Description：

求 $\begin{align}\sum_{i=1}^n\sum_{j=1}^n\varphi(gcd(\varphi(i),\varphi(j)))\end{align}$

$1\le n \le 2\times 10^6$

Solution：

先枚举 $gcd$ ， $\begin{align}原式&=\sum_{d=1}^n\varphi(d)\sum_{i=1}^n\sum_{j=1}^n[gcd(\varphi(i),\varphi(j))=d]\end{align}$

然后似乎没什么办法了，然而可以枚举 $\varphi(i)$ 和 $\varphi(j)$ 。

$\begin{align}原式&=\sum_{d=1}^n\varphi(d)\sum_{i=1}^n\sum_{j=1}^ns[i]\times s[j]\times [gcd(i,j)=d]\end{align}$

$s[i]$ 表示 $[1,n]$ 中有多少个数的欧拉函数值为 $i$ ，后面就可以反演了。

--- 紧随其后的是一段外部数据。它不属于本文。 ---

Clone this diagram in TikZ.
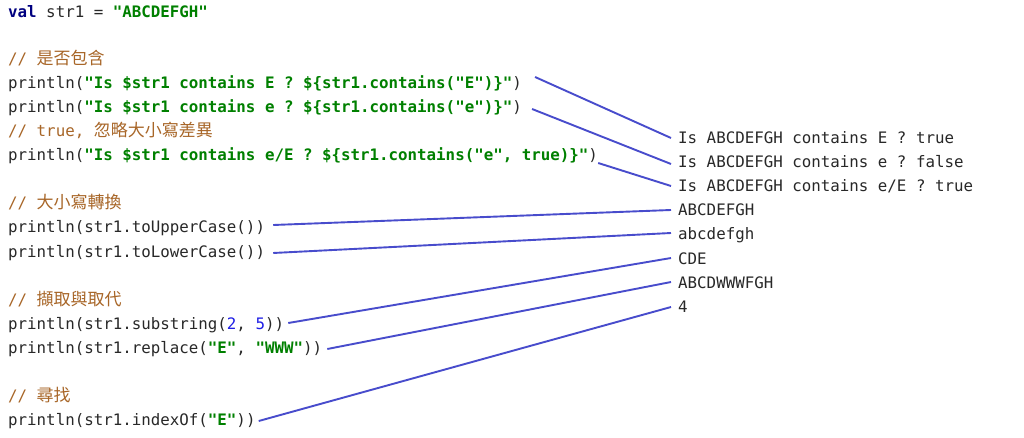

$\begin{align}原式&=\sum_{d=1}^n\varphi(d)\sum_{i=1}^{\lfloor \frac n d\rfloor}\sum_{j=1}^{\lfloor \frac n d\rfloor}s[id]\times s[jd]\times [gcd(i,j)=1]\end{align}$

$\begin{align}原式&=\sum_{d=1}^n\varphi(d)\sum_{i=1}^{\lfloor \frac n d\rfloor}\sum_{j=1}^{\lfloor \frac n d\rfloor}s[id]\times s[jd]\times \sum_{k|i,k|j}\mu(k)\end{align}$

$\begin{align}原式&=\sum_{d=1}^n\varphi(d)\sum_{k=1}^{\lfloor\frac n d\rfloor}\mu(k)(\sum_{k|i,i=1}^{\lfloor \frac n d\rfloor}s[id])^2\end{align}$

$\begin{align}原式&=\sum_{d=1}^n\varphi(d)\sum_{k=1}^{\lfloor\frac n d\rfloor}\mu(k)(\sum_{i=1}^{\lfloor \frac n {dk}\rfloor}s[idk])^2\end{align}$

设 $\begin{align}f(k)=\sum_{i=1}^{\lfloor\frac n k\rfloor}s[ik]\end{align}$ ，则 $\begin{align}原式&=\sum_{d=1}^n\varphi(d)\sum_{k=1}^{\lfloor\frac n d\rfloor}\mu(k)f(dk)^2\end{align}$

$f$ 可以暴力预处理，因为由调和级数得 $\begin{align}\sum_{i=1}^n\frac 1 i=\ln n+\gamma\end{align}$

最后答案也可以暴力求。

枚举 $\varphi$ 是个好技巧。

Code：

#include<algorithm>

#include<iostream>

#include<cstdlib>

#include<cstdio>

#include<cmath>

#include<cstring>

using namespace std;

int n;

#define MAXN 2000010

bool isprime[MAXN];

int prime[MAXN],tot = 0;

int mu[MAXN],phi[MAXN];

typedef long long ll;

int s[MAXN];

ll f[MAXN];

inline void work()

{

	scanf("%d",&n);

	tot = 0;

	for(register int i = 2;i <= n;++i)isprime[i] = true;

	mu[1] = 1;phi[1] = 1;

	for(register int i = 2;i <= n;++i)

	{

		if(isprime[i])

		{

			prime[++tot] = i;

			mu[i] = -1;phi[i] = i - 1;

		}

		for(register int j = 1;j <= tot && i * prime[j] <= n;++j)

		{

			register int k = i * prime[j];

			isprime[k] = false;

			if(i % prime[j] == 0)

			{

				mu[k] = 0;phi[k] = phi[i] * prime[j];

				break;

			}

			else

			{

				mu[k] = -mu[i];phi[k] = phi[i] * phi[prime[j]];

			}

		}

	}

	memset(s,0,sizeof(s));

	memset(f,0,sizeof(f));

	for(register int i = 1;i <= n;++i)++s[phi[i]];

	for(register int i = 1;i <= n;++i)

		for(register int j = i;j <= n;j += i)

			f[i] += s[j];

	register ll ans = 0;

	for(register int i = 1;i <= n;++i)

		for(register int j = 1;j <= n / i;++j)

			ans += phi[i] * mu[j] * f[i * j] * f[i * j];

	cout << ans << endl;

	return;

}

int main()

{

	int testcases = 0;

	scanf("%d",&testcases);

	while(testcases--)work(); 

	return 0;

}